Growing Opportunities Lab - Our Four Guiding Principles

Opportunities matter

There are gross, far-reaching inequities in children’s opportunities to thrive due to poverty and income inequality, racism and discrimination, and a host of other systemic forces of marginalization and oppression. While the harm and scope of these inequities is well known, strategies for increasing and improving opportunities in lasting, cost-effective, and scalable ways remain one of the most pressing challenges for today’s research and practice.

The whole child matters

Holistic perspectives in theory, research, and practice recognize growth and thriving as “whole child” processes in which cognitive, behavioral, emotional, social, physical, and psychological domains of development are deeply interdependent, influencing and being influenced by one another. The work of GO Lab rests on the empirically-informed principle that promoting positive changes for children in any one of these domains requires strategies that ensure children are supported in all of these domains.

The whole system matters

Opportunities and obstacles to child growth and thriving unfold within and through complex developmental-contextual systems (e.g., family, school, community, government). Systems-level thinking and intervention are needed to improve the lives of children, families, schools, and communities in equitable, far-reaching, and lasting ways.  
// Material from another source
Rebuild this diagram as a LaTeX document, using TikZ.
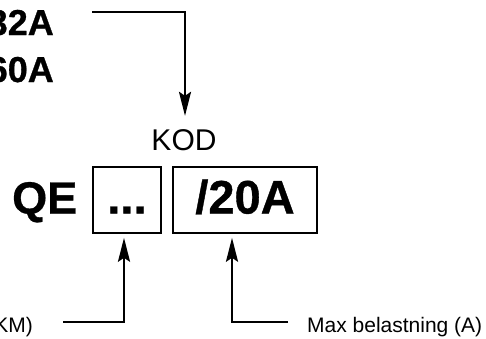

Knowledge built in partnership matters

An enduring obstacle to improving children’s chances of thriving has been a lack of connection, communication, and collaboration between researchers and practitioners. With research-practice partnerships, (a) the quality, ecological validity, relevance, and usability of research is improved and (b) the quality, empirical grounding, and outcomes of practice are improved. Families, schools, communities, and policymakers need knowledge that is directly applicable to children’s lives. GO Lab supports intellectual endeavors that build and use this cumulative knowledge. We seek out the perspectives of those with expertise, including lived expertise, in the practices and contexts where these applications take place, including school and district leaders, teachers, school counselors, community agency leaders, families, and youth. Recognizing the dynamic trajectories of development, we pay attention to ways that applications can be sustained over time.